EXERCISE:
How many lines in the records below hold the string "matplotlib"? Please answer with the number and nothing more.

**********

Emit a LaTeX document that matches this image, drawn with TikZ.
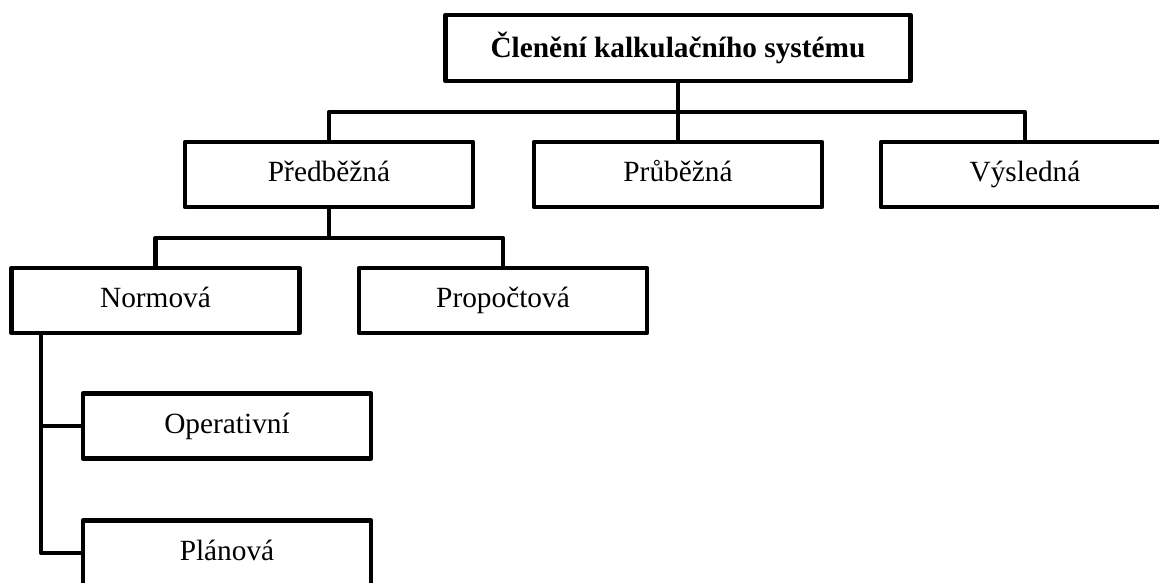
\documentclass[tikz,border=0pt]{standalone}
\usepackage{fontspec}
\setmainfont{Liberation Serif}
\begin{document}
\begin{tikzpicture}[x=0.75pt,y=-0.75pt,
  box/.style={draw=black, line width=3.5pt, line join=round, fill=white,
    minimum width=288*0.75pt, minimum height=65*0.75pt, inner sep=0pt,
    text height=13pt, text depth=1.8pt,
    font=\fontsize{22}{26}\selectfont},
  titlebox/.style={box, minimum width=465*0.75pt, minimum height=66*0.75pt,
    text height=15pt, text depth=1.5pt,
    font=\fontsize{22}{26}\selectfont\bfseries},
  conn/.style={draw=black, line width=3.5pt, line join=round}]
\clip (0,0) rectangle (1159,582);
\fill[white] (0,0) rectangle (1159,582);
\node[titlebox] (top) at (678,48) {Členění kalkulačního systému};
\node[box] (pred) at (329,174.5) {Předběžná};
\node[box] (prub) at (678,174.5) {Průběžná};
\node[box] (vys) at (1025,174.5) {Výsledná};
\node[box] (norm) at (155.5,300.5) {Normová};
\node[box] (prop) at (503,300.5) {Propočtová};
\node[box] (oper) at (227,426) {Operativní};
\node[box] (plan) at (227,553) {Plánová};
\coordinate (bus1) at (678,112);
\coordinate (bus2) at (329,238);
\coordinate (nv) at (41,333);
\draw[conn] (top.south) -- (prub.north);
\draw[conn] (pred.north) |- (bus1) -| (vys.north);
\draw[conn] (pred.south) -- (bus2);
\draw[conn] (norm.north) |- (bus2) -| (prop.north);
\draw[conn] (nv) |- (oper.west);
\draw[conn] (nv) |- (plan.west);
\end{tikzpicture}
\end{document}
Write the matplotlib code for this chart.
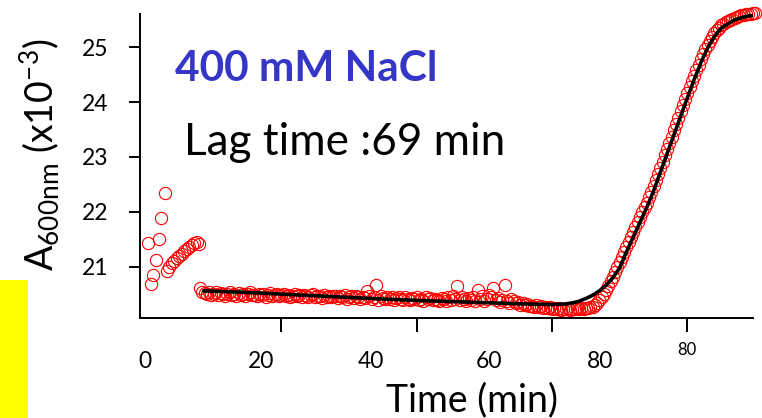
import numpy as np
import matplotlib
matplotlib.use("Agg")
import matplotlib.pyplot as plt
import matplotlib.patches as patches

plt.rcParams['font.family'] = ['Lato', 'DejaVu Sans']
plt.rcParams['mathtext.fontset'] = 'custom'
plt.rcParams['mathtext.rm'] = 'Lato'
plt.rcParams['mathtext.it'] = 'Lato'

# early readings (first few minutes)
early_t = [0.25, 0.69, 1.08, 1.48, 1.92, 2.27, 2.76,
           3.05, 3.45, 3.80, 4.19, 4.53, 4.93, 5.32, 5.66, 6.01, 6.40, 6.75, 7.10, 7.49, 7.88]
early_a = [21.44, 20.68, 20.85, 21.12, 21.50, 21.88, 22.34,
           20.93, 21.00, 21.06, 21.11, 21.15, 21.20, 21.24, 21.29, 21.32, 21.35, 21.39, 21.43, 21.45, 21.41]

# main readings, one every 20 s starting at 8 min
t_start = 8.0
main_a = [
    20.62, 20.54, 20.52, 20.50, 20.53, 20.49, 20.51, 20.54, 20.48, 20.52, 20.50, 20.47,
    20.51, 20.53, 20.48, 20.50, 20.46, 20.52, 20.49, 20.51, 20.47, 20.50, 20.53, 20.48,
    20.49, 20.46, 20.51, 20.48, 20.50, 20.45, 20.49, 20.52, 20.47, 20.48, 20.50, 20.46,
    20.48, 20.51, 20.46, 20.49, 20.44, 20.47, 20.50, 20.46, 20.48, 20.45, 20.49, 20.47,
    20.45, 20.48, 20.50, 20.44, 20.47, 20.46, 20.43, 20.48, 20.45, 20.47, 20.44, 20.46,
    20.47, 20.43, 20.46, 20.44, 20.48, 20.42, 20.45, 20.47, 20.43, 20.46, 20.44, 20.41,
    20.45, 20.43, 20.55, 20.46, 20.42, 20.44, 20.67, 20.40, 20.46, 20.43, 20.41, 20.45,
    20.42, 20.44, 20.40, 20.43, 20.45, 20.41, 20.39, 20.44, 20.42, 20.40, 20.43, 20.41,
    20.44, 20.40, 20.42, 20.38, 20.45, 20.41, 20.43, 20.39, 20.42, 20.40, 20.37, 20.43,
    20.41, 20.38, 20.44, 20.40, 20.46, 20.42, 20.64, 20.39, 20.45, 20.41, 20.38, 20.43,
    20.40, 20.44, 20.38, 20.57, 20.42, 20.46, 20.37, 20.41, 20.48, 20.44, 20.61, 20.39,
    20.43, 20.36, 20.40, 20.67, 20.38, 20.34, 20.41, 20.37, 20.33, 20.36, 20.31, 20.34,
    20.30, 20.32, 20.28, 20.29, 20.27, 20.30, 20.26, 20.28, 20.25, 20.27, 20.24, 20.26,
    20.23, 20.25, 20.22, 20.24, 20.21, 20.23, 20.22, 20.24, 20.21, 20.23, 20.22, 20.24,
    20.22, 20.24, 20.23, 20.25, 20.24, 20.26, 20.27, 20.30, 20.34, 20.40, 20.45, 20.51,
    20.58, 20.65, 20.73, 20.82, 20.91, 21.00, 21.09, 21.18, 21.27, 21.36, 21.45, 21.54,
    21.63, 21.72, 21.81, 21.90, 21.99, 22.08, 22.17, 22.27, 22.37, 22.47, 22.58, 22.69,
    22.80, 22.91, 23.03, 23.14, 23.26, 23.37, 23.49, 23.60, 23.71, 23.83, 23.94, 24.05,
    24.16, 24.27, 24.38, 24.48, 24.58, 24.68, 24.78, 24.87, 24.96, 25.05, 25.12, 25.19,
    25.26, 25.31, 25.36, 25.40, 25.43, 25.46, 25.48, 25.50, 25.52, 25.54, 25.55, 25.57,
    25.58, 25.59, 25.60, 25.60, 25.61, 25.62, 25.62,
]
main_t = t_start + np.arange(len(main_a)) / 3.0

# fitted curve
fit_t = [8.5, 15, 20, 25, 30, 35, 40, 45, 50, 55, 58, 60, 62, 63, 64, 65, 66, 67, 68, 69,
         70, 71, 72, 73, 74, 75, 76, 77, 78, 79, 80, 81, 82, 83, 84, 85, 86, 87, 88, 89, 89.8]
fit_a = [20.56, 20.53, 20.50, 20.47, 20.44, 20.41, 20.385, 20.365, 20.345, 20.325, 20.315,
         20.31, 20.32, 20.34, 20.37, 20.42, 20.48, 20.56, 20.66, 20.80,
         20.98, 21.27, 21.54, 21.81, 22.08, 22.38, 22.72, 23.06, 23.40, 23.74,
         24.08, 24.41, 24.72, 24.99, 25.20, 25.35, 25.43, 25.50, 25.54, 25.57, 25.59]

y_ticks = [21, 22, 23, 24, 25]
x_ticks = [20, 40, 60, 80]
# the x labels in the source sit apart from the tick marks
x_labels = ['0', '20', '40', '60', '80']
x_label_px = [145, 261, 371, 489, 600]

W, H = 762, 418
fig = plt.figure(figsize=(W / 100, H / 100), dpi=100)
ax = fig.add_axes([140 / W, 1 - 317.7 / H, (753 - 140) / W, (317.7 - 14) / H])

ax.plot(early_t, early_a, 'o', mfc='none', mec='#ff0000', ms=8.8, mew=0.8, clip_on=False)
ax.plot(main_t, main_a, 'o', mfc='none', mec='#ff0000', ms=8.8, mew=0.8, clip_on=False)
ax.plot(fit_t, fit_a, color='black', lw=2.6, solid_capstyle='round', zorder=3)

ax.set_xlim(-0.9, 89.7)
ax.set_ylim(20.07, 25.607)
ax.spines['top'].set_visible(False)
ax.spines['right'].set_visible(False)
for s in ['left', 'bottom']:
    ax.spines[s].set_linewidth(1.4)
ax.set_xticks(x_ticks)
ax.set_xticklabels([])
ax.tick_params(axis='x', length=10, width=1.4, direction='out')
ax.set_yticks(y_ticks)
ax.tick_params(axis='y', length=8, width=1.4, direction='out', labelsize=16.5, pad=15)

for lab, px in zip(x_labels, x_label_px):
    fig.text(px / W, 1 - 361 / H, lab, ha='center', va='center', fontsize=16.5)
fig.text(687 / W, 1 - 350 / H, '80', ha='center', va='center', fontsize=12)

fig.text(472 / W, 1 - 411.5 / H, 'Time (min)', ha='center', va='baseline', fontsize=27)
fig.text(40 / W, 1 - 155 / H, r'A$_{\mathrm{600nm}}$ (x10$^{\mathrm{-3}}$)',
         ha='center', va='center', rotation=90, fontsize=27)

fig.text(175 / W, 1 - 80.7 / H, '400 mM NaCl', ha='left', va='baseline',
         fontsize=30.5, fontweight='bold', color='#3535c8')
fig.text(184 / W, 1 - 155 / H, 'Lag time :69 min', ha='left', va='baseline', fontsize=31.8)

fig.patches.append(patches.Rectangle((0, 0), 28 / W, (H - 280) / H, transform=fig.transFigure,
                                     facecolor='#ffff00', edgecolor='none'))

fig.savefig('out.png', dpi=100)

**********

FINISHED EXERCISE:
5